Safety Means Success - Rotortech 2018

Last week we attended Rotortech on the Sunshine Coast. The key theme of the event was Safety Means Success. We were thrilled to hear that they were speaking our language. Here’s a rundown of some of the key topics that were covered over the week.

Drones

Drones are advancing so quickly because they’re so accessible, which concurrently attributes to their advancement, and the necessity to withhold their development and use. This may seem contradictory, but as more people utilise drones, and develop more clever uses for them, there becomes a growing number of people who’re unaware of how to use them safely.

As Stephen Angus says, “issues arise when people treat them like a toy — professional pilots and operators have had safety and regulation ingrained into their psyche, and commercial and professional operators don’t usually pose a risk.”

However, the panel all agreed that drones are a legitimate operation and that the industry needs them to be able to their business.

Drones have an important role to play in many emergency situations, including fire spotting, however, they just need to work harmoniously with those who’re in the sky.

If CASA were to implement stronger rules and regulations around their use, we could see a disruption to new initiatives and developments in this space. The question is, how do we allow for growth while keeping people safe?

Self-regulation and education

Self-regulation seems to be the best way forward. As Richard Alder of NAFC says, “people might respect drone use if they’re better educated.”

Awareness through social media, in particular, will be an important way to propagate these messages. It’s about teaching people to respect the rules and treat them as you would any other aircraft.

“Existing rules should apply to drones. We need to integrate drones with the same regulations, the same tracking and communication systems too,” says Richard Alder.

As Stephen Angus says, “we need to face drones, not stop it. It’s naive to think we can just inhibit their use. We need to embrace them, and find a solution together.”

Night bombing Panel

Captain Richard Butterworth, Head of Training Kestrel Aviation
Mr Wayne Rigg, Operational Lead Night Fire Bombing, Emergency Management Victoria (EMV)
Mr Richard Alder, General Manager, National Aerial Firefighting Centre
Mr Robert Walker, Executive Manager Stakeholder, Engagement Division, CASA
Mr Ray Cronin, Vice-President, AHIA and owner of Kestrel Aviation. 

The Risks

Aerial firefighting is undoubtedly risky. And when flying below 100 ft, where most of their time is spent when fighting a fire, these risks are further heightened. Then we have flying in extremely hot conditions, under immense load and extended periods at gross max, and stress and fatigue. The industry has got to understand and mitigate these risks.

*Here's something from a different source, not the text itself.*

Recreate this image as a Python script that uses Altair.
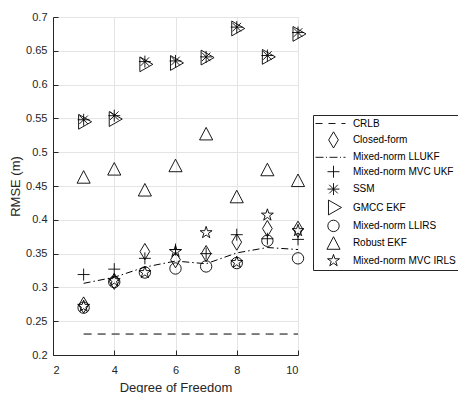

To better mitigate risks, the industry needs to have continual awareness and training.

For many pilots, bombing can feel like “just another day in the office.” This is where issues can arise.

“We need to continuously remind people what risks are. Many in it for a long time, and can get comfortable with doing this which can lead to accidents. Risks don’t change although the attitude might,” says Ray Cronin.

Because night bombing has so many dynamic risks, and it can change in an instant, pilots need to go in armed and understand that.

“Be alert and watch all the time,” says Ray.

Working together, better

“All emergencies, all communities approach.”

We need to send a message that airborne firefighting, and using aircraft in emergency situations, is a part of a bigger picture. This includes cooperation between organisations, businesses and the community, to thus find better solutions and see better outcomes.

This is especially pertinent in Australia and the USA, where issues tend to be looked at state by state.

As Richard Alder says, “we need to see National standards, so we can move and interoperate more effectively between states. This will create consistency.”
NAFC are extremely excited with the work and study they’ve been doing into night bombing, and although they’re fully aware of the risks, they’re excited about having this new capability on hand to help better our communities.

Rob Walker also stressed the need for a communal approach.

“Going forward, there needs to be a national approach. Bushfires are everywhere. In the lead up to 18/19 fire season, we need to ensure the capability is there to act swiftly.”

As Wayne Rigg reminded the crowd, “this is new for Aus, but not new the world. Our goal is to protect communities and firefighters.”

Ray Cronin finished the panel discussion reminding everyone that although safety always comes first, development comes from pushing the boundaries.

“If we don’t try stuff that is never a little on the edge, we will never go forward.”